Settlement could be coming in Welcome Inn case
A settlement could soon be reached in the longstanding Welcome Inn case.
The parties to the suit have scheduled a settlement conference for February 22 at the Urbana, Illinois courthouse.
By Feb. 15, each counsel, by confidential letter, must submit to the court a brief analysis of the key issues involved in the litigation, a description of the strongest and weakest legal and factual points in counsel’s client’s case and a description of the strongest and weakest legal and factual points in the opponent’s case not otherwise addressed in counsel’s client’s response.
The court also asked the parties to submit specifics of any and all settlement demands and/or offers made to date and any made prior to the commencement of the lawsuit as well as other stipulations including a settlement proposal that counsel’s client would be willing to make in order to conclude the matter and stop the expense of litigation.

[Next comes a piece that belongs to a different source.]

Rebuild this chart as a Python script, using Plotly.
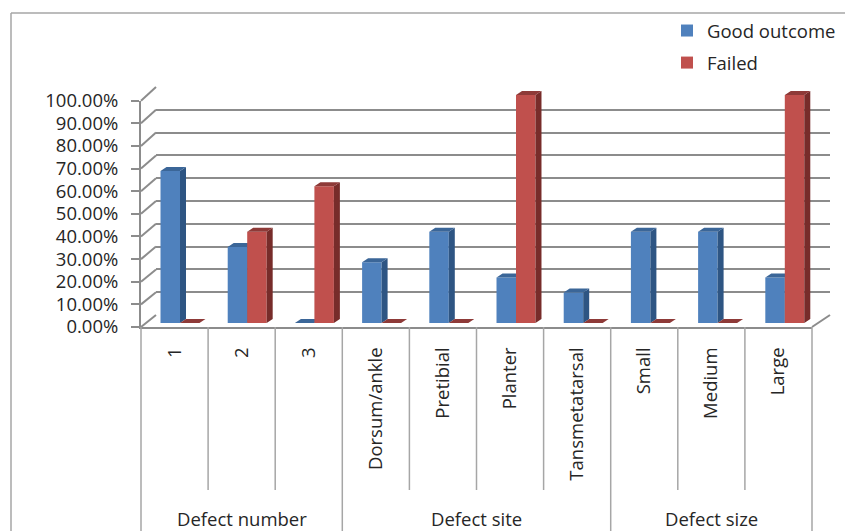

Plaintiffs April R. Brashier, Richard M. Orencia, and Chad Lebow filed a lawsuit against Quincy Property LLC, doing business as “Welcome Inn,” and against Brett Burge, Kenneth Logan, Quentin Kearney and Joe Wimberly under FLSA and Illinois Wage Laws. The lawsuit, filed on Jan. 28, 2017, alleges the plaintiffs worked at the defendants’ hotels and weren’t paid overtime due under the Fair Labor Standards Act, or FLSA.
The plaintiffs further allege they were misclassified as salaried employees exempt from FLSA, and that the defendants illegally deducted amounts from their pay in violation of FLSA.
Under FLSA, employees may bring a collective action against an employer to recover unpaid overtime or minimum wages. Unlike class action suits under the Federal Rule of Civil Procedure, whereby potential plaintiffs are included unless they opt out, potential plaintiffs in FLSA collective actions must affirmatively opt in to the suit, according to Cornell Law School.
Brashier claims in court documents she was unjustly terminated at Welcome Inn for complaining about a lack of overtime pay, and threatened with illegal wage deductions.
Lebow alleges the defendants also retaliated against him. He claims they reduced his wages and/or tried to intimidate him by “strictly scrutinizing his work because he requested overtime pay.”
A pre-settlement conference with defendant’s counsel has been set for Feb. 22. That conference will be held by telephone.